The management of WTS also provided some outlooks for both Q4 and the full year. It anticipates an organic growth rate of negative 6% to negative 1% in Q4, a likely cause for this being the higher interest rate environment that is taking a toll on economic activity. As for the full year, when the revenues are anticipated to be quite flat, I don’t necessarily see as something significantly negative. If WTS can manage to consolidate here a little bit then going forward they could start to accelerate as more capital is built up to fund more acquisitions.
With the company trading at the multiples it does, I am still not that convinced of the company being a buy here. It trades without a 15% margin of safety, which I would prefer in this scenario. With a 15% discount to the historical p/e, we land at 21x earnings. This leaves a further 10% for the company to fall, which is reasonable in the short term should there be a broader market sell-off. For this reason, I would rather be holding shares than adding more to both buy at reasonable prices and limit my risk-taking.
Watts finds itself in direct competition with various enterprises operating in the same sector, contending with both longstanding industry leaders and new entrants to the market.

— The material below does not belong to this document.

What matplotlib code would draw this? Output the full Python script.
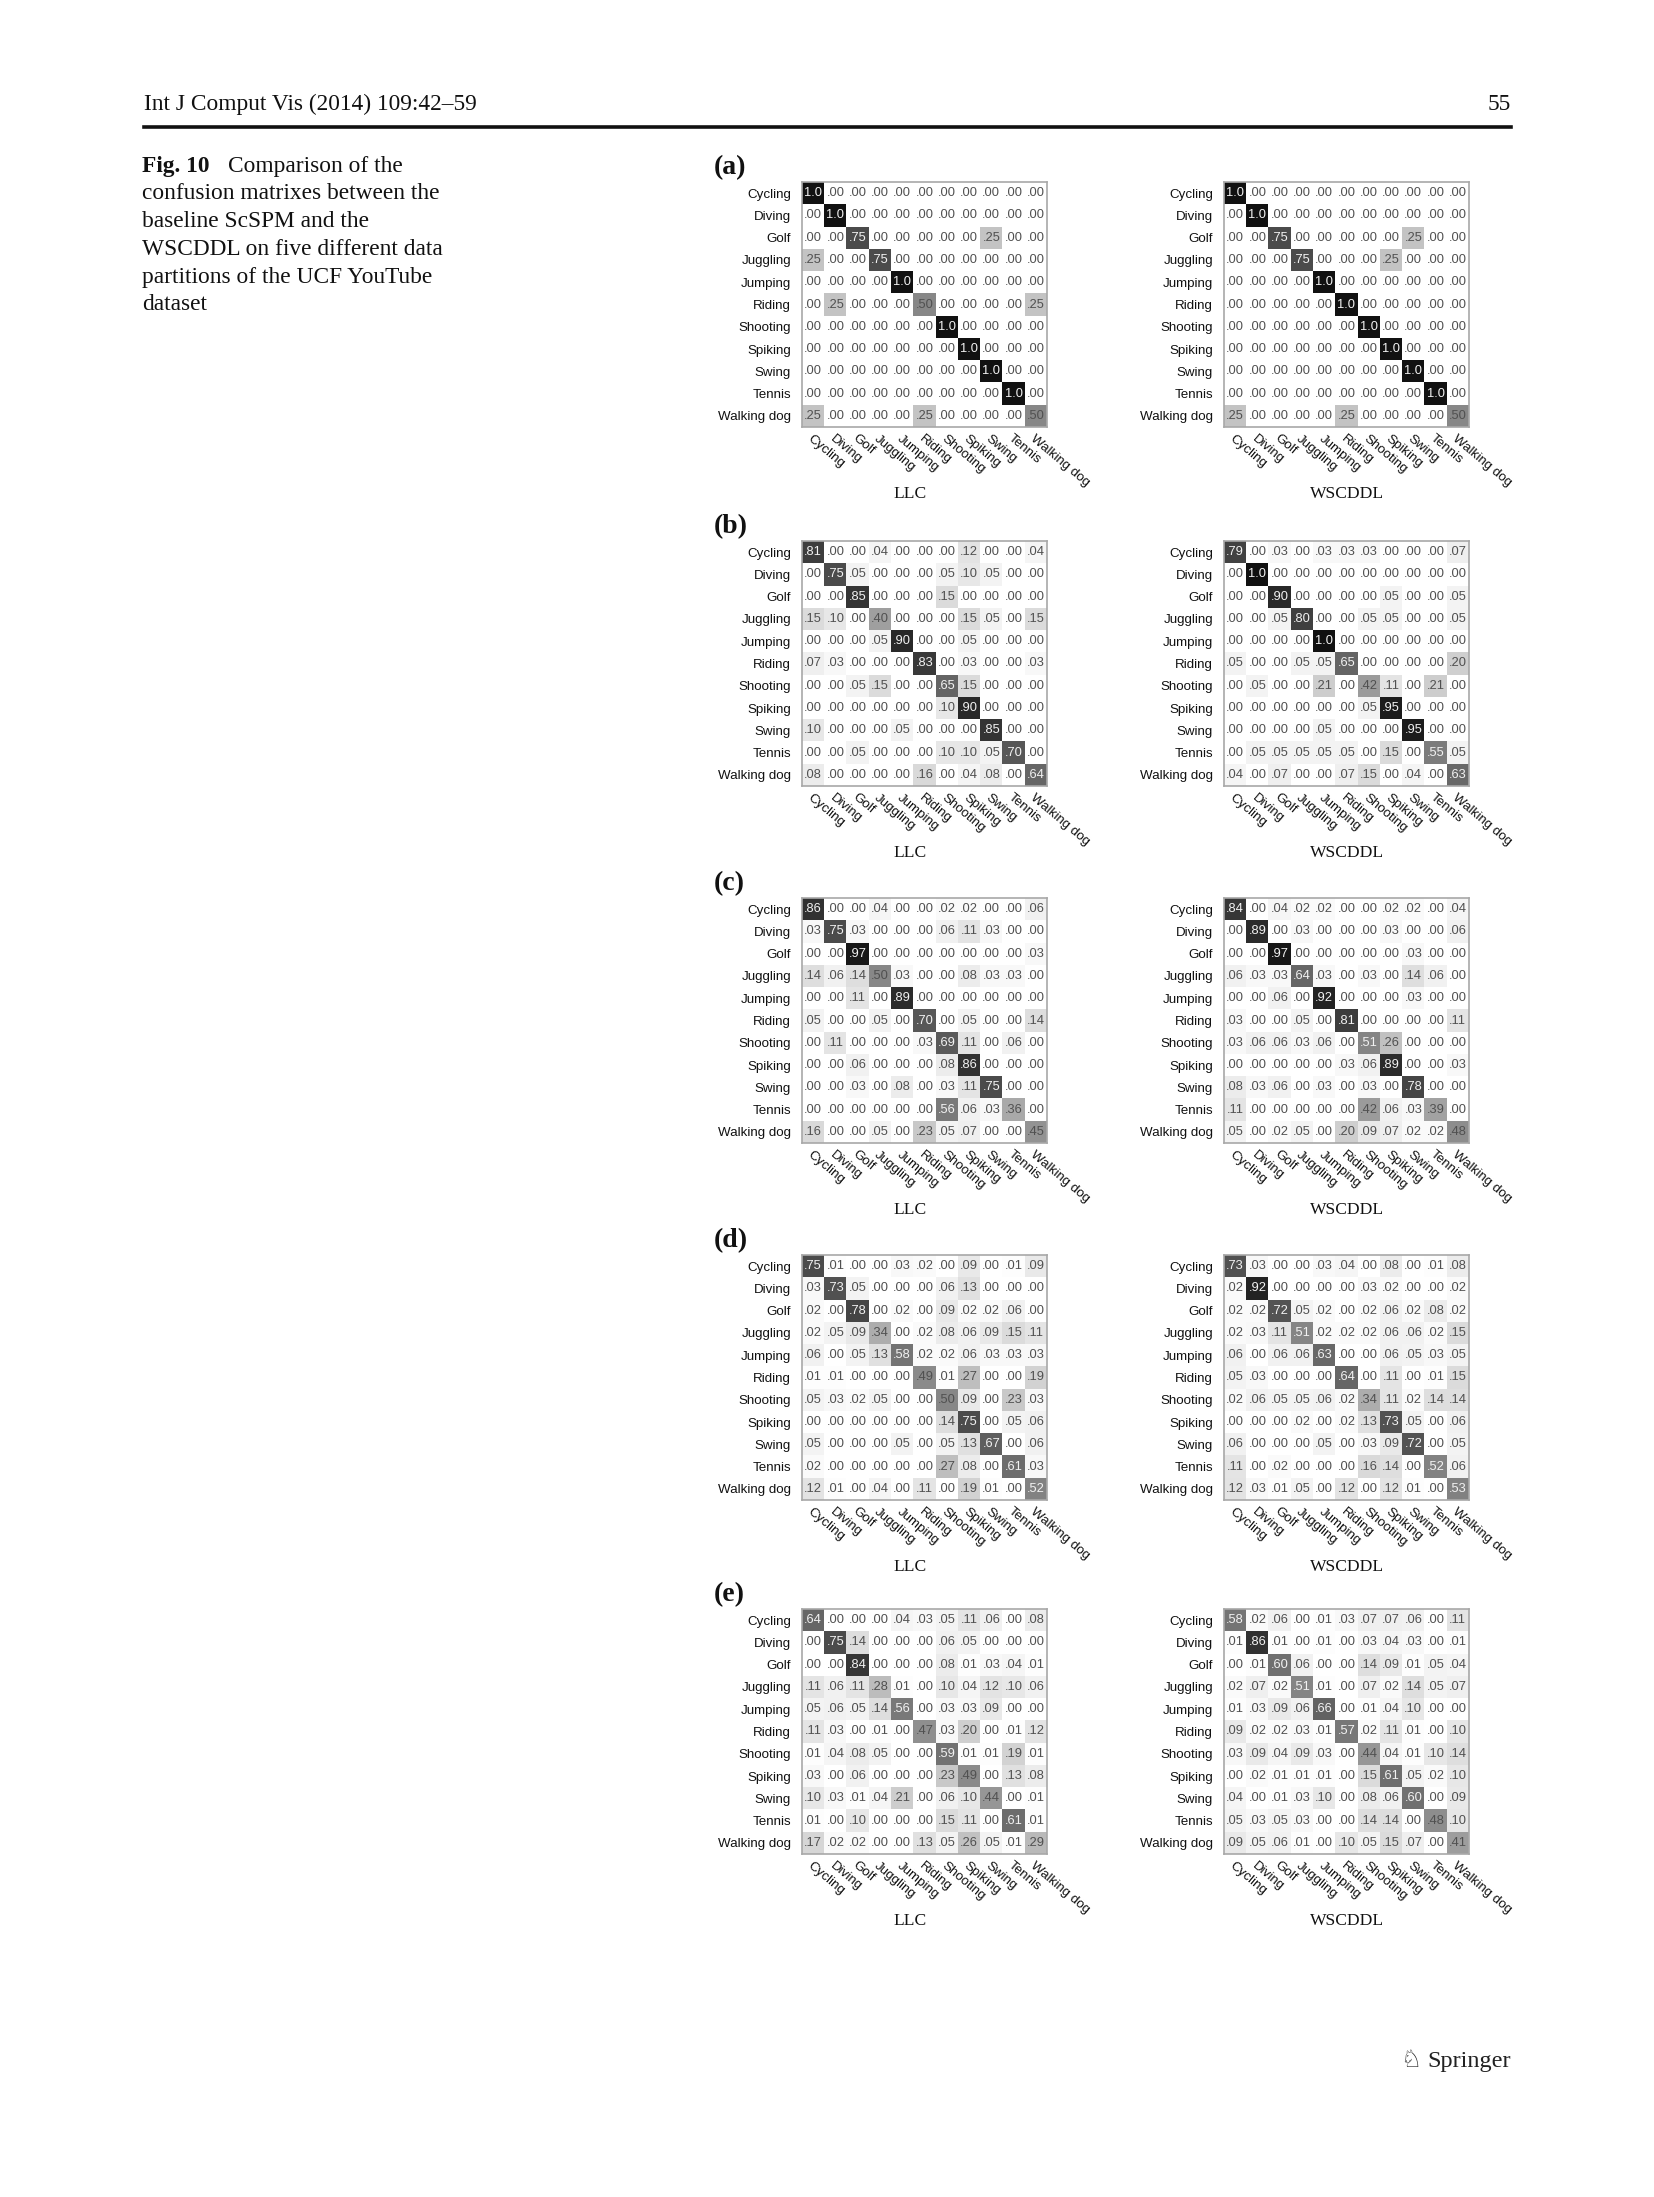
import matplotlib
matplotlib.use("Agg")
import matplotlib.pyplot as plt
import matplotlib.transforms as mtransforms
from matplotlib.colors import LinearSegmentedColormap
import numpy as np

W, H = 1654, 2197

classes = ["Cycling", "Diving", "Golf", "Juggling", "Jumping", "Riding",
           "Shooting", "Spiking", "Swing", "Tennis", "Walking dog"]
panel_letters = ["(a)", "(b)", "(c)", "(d)", "(e)"]
method_names = ["LLC", "WSCDDL"]

llc_a = [
    [1.0, .00, .00, .00, .00, .00, .00, .00, .00, .00, .00],
    [.00, 1.0, .00, .00, .00, .00, .00, .00, .00, .00, .00],
    [.00, .00, .75, .00, .00, .00, .00, .00, .25, .00, .00],
    [.25, .00, .00, .75, .00, .00, .00, .00, .00, .00, .00],
    [.00, .00, .00, .00, 1.0, .00, .00, .00, .00, .00, .00],
    [.00, .25, .00, .00, .00, .50, .00, .00, .00, .00, .25],
    [.00, .00, .00, .00, .00, .00, 1.0, .00, .00, .00, .00],
    [.00, .00, .00, .00, .00, .00, .00, 1.0, .00, .00, .00],
    [.00, .00, .00, .00, .00, .00, .00, .00, 1.0, .00, .00],
    [.00, .00, .00, .00, .00, .00, .00, .00, .00, 1.0, .00],
    [.25, .00, .00, .00, .00, .25, .00, .00, .00, .00, .50],
]
wscddl_a = [
    [1.0, .00, .00, .00, .00, .00, .00, .00, .00, .00, .00],
    [.00, 1.0, .00, .00, .00, .00, .00, .00, .00, .00, .00],
    [.00, .00, .75, .00, .00, .00, .00, .00, .25, .00, .00],
    [.00, .00, .00, .75, .00, .00, .00, .25, .00, .00, .00],
    [.00, .00, .00, .00, 1.0, .00, .00, .00, .00, .00, .00],
    [.00, .00, .00, .00, .00, 1.0, .00, .00, .00, .00, .00],
    [.00, .00, .00, .00, .00, .00, 1.0, .00, .00, .00, .00],
    [.00, .00, .00, .00, .00, .00, .00, 1.0, .00, .00, .00],
    [.00, .00, .00, .00, .00, .00, .00, .00, 1.0, .00, .00],
    [.00, .00, .00, .00, .00, .00, .00, .00, .00, 1.0, .00],
    [.25, .00, .00, .00, .00, .25, .00, .00, .00, .00, .50],
]
llc_b = [
    [.81, .00, .00, .04, .00, .00, .00, .12, .00, .00, .04],
    [.00, .75, .05, .00, .00, .00, .05, .10, .05, .00, .00],
    [.00, .00, .85, .00, .00, .00, .15, .00, .00, .00, .00],
    [.15, .10, .00, .40, .00, .00, .00, .15, .05, .00, .15],
    [.00, .00, .00, .05, .90, .00, .00, .05, .00, .00, .00],
    [.07, .03, .00, .00, .00, .83, .00, .03, .00, .00, .03],
    [.00, .00, .05, .15, .00, .00, .65, .15, .00, .00, .00],
    [.00, .00, .00, .00, .00, .00, .10, .90, .00, .00, .00],
    [.10, .00, .00, .00, .05, .00, .00, .00, .85, .00, .00],
    [.00, .00, .05, .00, .00, .00, .10, .10, .05, .70, .00],
    [.08, .00, .00, .00, .00, .16, .00, .04, .08, .00, .64],
]
wscddl_b = [
    [.79, .00, .03, .00, .03, .03, .03, .00, .00, .00, .07],
    [.00, 1.0, .00, .00, .00, .00, .00, .00, .00, .00, .00],
    [.00, .00, .90, .00, .00, .00, .00, .05, .00, .00, .05],
    [.00, .00, .05, .80, .00, .00, .05, .05, .00, .00, .05],
    [.00, .00, .00, .00, 1.0, .00, .00, .00, .00, .00, .00],
    [.05, .00, .00, .05, .05, .65, .00, .00, .00, .00, .20],
    [.00, .05, .00, .00, .21, .00, .42, .11, .00, .21, .00],
    [.00, .00, .00, .00, .00, .00, .05, .95, .00, .00, .00],
    [.00, .00, .00, .00, .05, .00, .00, .00, .95, .00, .00],
    [.00, .05, .05, .05, .05, .05, .00, .15, .00, .55, .05],
    [.04, .00, .07, .00, .00, .07, .15, .00, .04, .00, .63],
]
llc_c = [
    [.86, .00, .00, .04, .00, .00, .02, .02, .00, .00, .06],
    [.03, .75, .03, .00, .00, .00, .06, .11, .03, .00, .00],
    [.00, .00, .97, .00, .00, .00, .00, .00, .00, .00, .03],
    [.14, .06, .14, .50, .03, .00, .00, .08, .03, .03, .00],
    [.00, .00, .11, .00, .89, .00, .00, .00, .00, .00, .00],
    [.05, .00, .00, .05, .00, .70, .00, .05, .00, .00, .14],
    [.00, .11, .00, .00, .00, .03, .69, .11, .00, .06, .00],
    [.00, .00, .06, .00, .00, .00, .08, .86, .00, .00, .00],
    [.00, .00, .03, .00, .08, .00, .03, .11, .75, .00, .00],
    [.00, .00, .00, .00, .00, .00, .56, .06, .03, .36, .00],
    [.16, .00, .00, .05, .00, .23, .05, .07, .00, .00, .45],
]
wscddl_c = [
    [.84, .00, .04, .02, .02, .00, .00, .02, .02, .00, .04],
    [.00, .89, .00, .03, .00, .00, .00, .03, .00, .00, .06],
    [.00, .00, .97, .00, .00, .00, .00, .00, .03, .00, .00],
    [.06, .03, .03, .64, .03, .00, .03, .00, .14, .06, .00],
    [.00, .00, .06, .00, .92, .00, .00, .00, .03, .00, .00],
    [.03, .00, .00, .05, .00, .81, .00, .00, .00, .00, .11],
    [.03, .06, .06, .03, .06, .00, .51, .26, .00, .00, .00],
    [.00, .00, .00, .00, .00, .03, .06, .89, .00, .00, .03],
    [.08, .03, .06, .00, .03, .00, .03, .00, .78, .00, .00],
    [.11, .00, .00, .00, .00, .00, .42, .06, .03, .39, .00],
    [.05, .00, .02, .05, .00, .20, .09, .07, .02, .02, .48],
]
llc_d = [
    [.75, .01, .00, .00, .03, .02, .00, .09, .00, .01, .09],
    [.03, .73, .05, .00, .00, .00, .06, .13, .00, .00, .00],
    [.02, .00, .78, .00, .02, .00, .09, .02, .02, .06, .00],
    [.02, .05, .09, .34, .00, .02, .08, .06, .09, .15, .11],
    [.06, .00, .05, .13, .58, .02, .02, .06, .03, .03, .03],
    [.01, .01, .00, .00, .00, .49, .01, .27, .00, .00, .19],
    [.05, .03, .02, .05, .00, .00, .50, .09, .00, .23, .03],
    [.00, .00, .00, .00, .00, .00, .14, .75, .00, .05, .06],
    [.05, .00, .00, .00, .05, .00, .05, .13, .67, .00, .06],
    [.02, .00, .00, .00, .00, .00, .27, .08, .00, .61, .03],
    [.12, .01, .00, .04, .00, .11, .00, .19, .01, .00, .52],
]
wscddl_d = [
    [.73, .03, .00, .00, .03, .04, .00, .08, .00, .01, .08],
    [.02, .92, .00, .00, .00, .00, .03, .02, .00, .00, .02],
    [.02, .02, .72, .05, .02, .00, .02, .06, .02, .08, .02],
    [.02, .03, .11, .51, .02, .02, .02, .06, .06, .02, .15],
    [.06, .00, .06, .06, .63, .00, .00, .06, .05, .03, .05],
    [.05, .03, .00, .00, .00, .64, .00, .11, .00, .01, .15],
    [.02, .06, .05, .05, .06, .02, .34, .11, .02, .14, .14],
    [.00, .00, .00, .02, .00, .02, .13, .73, .05, .00, .06],
    [.06, .00, .00, .00, .05, .00, .03, .09, .72, .00, .05],
    [.11, .00, .02, .00, .00, .00, .16, .14, .00, .52, .06],
    [.12, .03, .01, .05, .00, .12, .00, .12, .01, .00, .53],
]
llc_e = [
    [.64, .00, .00, .00, .04, .03, .05, .11, .06, .00, .08],
    [.00, .75, .14, .00, .00, .00, .06, .05, .00, .00, .00],
    [.00, .00, .84, .00, .00, .00, .08, .01, .03, .04, .01],
    [.11, .06, .11, .28, .01, .00, .10, .04, .12, .10, .06],
    [.05, .06, .05, .14, .56, .00, .03, .03, .09, .00, .00],
    [.11, .03, .00, .01, .00, .47, .03, .20, .00, .01, .12],
    [.01, .04, .08, .05, .00, .00, .59, .01, .01, .19, .01],
    [.03, .00, .06, .00, .00, .00, .23, .49, .00, .13, .08],
    [.10, .03, .01, .04, .21, .00, .06, .10, .44, .00, .01],
    [.01, .00, .10, .00, .00, .00, .15, .11, .00, .61, .01],
    [.17, .02, .02, .00, .00, .13, .05, .26, .05, .01, .29],
]
wscddl_e = [
    [.58, .02, .06, .00, .01, .03, .07, .07, .06, .00, .11],
    [.01, .86, .01, .00, .01, .00, .03, .04, .03, .00, .01],
    [.00, .01, .60, .06, .00, .00, .14, .09, .01, .05, .04],
    [.02, .07, .02, .51, .01, .00, .07, .02, .14, .05, .07],
    [.01, .03, .09, .06, .66, .00, .01, .04, .10, .00, .00],
    [.09, .02, .02, .03, .01, .57, .02, .11, .01, .00, .10],
    [.03, .09, .04, .09, .03, .00, .44, .04, .01, .10, .14],
    [.00, .02, .01, .01, .01, .00, .15, .61, .05, .02, .10],
    [.04, .00, .01, .03, .10, .00, .08, .06, .60, .00, .09],
    [.05, .03, .05, .03, .00, .00, .14, .14, .00, .48, .10],
    [.09, .05, .06, .01, .00, .10, .05, .15, .07, .00, .41],
]

panels = [(llc_a, wscddl_a), (llc_b, wscddl_b), (llc_c, wscddl_c),
          (llc_d, wscddl_d), (llc_e, wscddl_e)]

header_text = "Int J Comput Vis (2014) 109:42\u201359"
page_number = "55"
caption_bold = "Fig. 10"
caption_lines = ["Comparison of the", "confusion matrixes between the",
                 "baseline ScSPM and the", "WSCDDL on five different data",
                 "partitions of the UCF YouTube", "dataset"]

SERIF = ["Liberation Serif", "DejaVu Serif"]
SANS = ["Liberation Sans", "DejaVu Sans"]

fig = plt.figure(figsize=(W / 100, H / 100), dpi=100)
fig.patch.set_facecolor("white")


def fx(x):
    return x / W


def fy(y):
    return 1 - y / H


# header
fig.text(fx(144), fy(110), header_text, family=SERIF, fontsize=16.8,
         va="baseline", ha="left", color="#111111")
fig.text(fx(1511), fy(110), page_number, family=SERIF, fontsize=16.8,
         va="baseline", ha="right", color="#111111")
fig.add_artist(plt.Line2D([fx(144), fx(1511)], [fy(127), fy(127)],
                          color="#111111", lw=2.6, transform=fig.transFigure))

# caption
cap_base = [172, 199, 227, 255, 283, 310]
fig.text(fx(142), fy(cap_base[0]), caption_bold, family=SERIF, fontsize=16.8,
         fontweight="bold", va="baseline", ha="left", color="#111111")
fig.text(fx(228), fy(cap_base[0]), caption_lines[0], family=SERIF, fontsize=16.8,
         va="baseline", ha="left", color="#111111")
for yb, line in zip(cap_base[1:], caption_lines[1:]):
    fig.text(fx(142), fy(yb), line, family=SERIF, fontsize=16.8,
             va="baseline", ha="left", color="#111111")

# footer
fig.text(fx(1511), fy(2067), "Springer", family=SERIF, fontsize=17.5,
         va="baseline", ha="right", color="#222222")
fig.text(fx(1421), fy(2067), "\u2658", family=["DejaVu Sans"], fontsize=17,
         va="baseline", ha="right", color="#222222")

cmap = LinearSegmentedColormap.from_list("pg", ["#ffffff", "#111111"])

tops = [182, 541, 898, 1255, 1609]
lefts = [802, 1224]
title_x = [910, 1347]
size = 245


def fmt(v):
    return "1.0" if v >= 0.995 else ("%.2f" % v)[1:]


offset = mtransforms.ScaledTranslation(-7 / 100, 0, fig.dpi_scale_trans)

for pi, (top, pair) in enumerate(zip(tops, panels)):
    fig.text(fx(714), fy(top - 8), panel_letters[pi], family=SERIF,
             fontsize=20, fontweight="bold", va="baseline", ha="left",
             color="#111111")
    for mi, (left, M) in enumerate(zip(lefts, pair)):
        M = np.array(M)
        ax = fig.add_axes([fx(left), fy(top + size), size / W, size / H])
        ax.imshow(M, cmap=cmap, vmin=0, vmax=1, interpolation="nearest",
                  aspect="auto")
        n = len(classes)
        for i in range(n):
            for j in range(n):
                v = M[i, j]
                ax.text(j, i, fmt(v), ha="center", va="center",
                        family=SANS, fontsize=9.3,
                        color="#f2f2f2" if v > 0.505 else "#505050")
        ax.set_xticks(range(n))
        ax.set_yticks(range(n))
        ax.set_yticklabels(classes, family=SANS, fontsize=9.6, color="#111111")
        ax.set_xticklabels(classes, family=SANS, fontsize=9.6, color="#111111",
                           rotation=-40, ha="left", va="top",
                           rotation_mode="anchor")
        for lab in ax.get_xticklabels():
            lab.set_transform(lab.get_transform() + offset)
        ax.tick_params(axis="both", length=0)
        ax.tick_params(axis="y", pad=8)
        ax.tick_params(axis="x", pad=4)
        for s in ax.spines.values():
            s.set_color("#a8a8a8")
            s.set_linewidth(1.2)
        fig.text(fx(title_x[mi]), fy(top + 316), method_names[mi],
                 family=SERIF, fontsize=12.6, ha="center", va="baseline",
                 color="#111111")

fig.savefig("out.png", dpi=100, facecolor="white")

The robust competition prevalent in this sector introduces challenges that extend beyond the immediate scope of market presence and profitability for WTS. The intensified competitive landscape may give rise to pricing pressures, potentially triggering a decline in the company’s market share and overall profitability.
This heightened competition raises concerns about a potential “race to the bottom,” wherein companies may engage in aggressive pricing strategies to gain a competitive edge. Such tactics could lead to a scenario where future earnings for WTS fall below initial investor expectations. This not only poses a threat to the company’s financial performance but also introduces a risk of market correction, potentially impacting the valuation of WTS stock. Investors who initially anticipated certain earnings may face a reality where the actual performance deviates from these expectations. It seems that the additional companies and products that WTS has been able to add in recent years have helped offset some of the potential margin losses. The chart clearly showcases a trend upwards and I think this in the future could continue if WTS continues its strategic acquisition program that most recently resulted in the purchase of Bradley Corporation. Having strict guidelines for companies to acquire will be crucial though, and too risky investments might cause short-term net margin losses.
The water industry has been seen as almost a haven in the last few years it seems and companies like WTS have had their valuation increase rapidly. I am not fully convinced these premiums are worth it right now though. There seems to be slow growth for WTS and it’s still trading at what I consider high multiples both for the p/s and the p/e. Given the relative stability of the company though I would say holding shares and maintaining exposure still seems advisable, making for a hold here.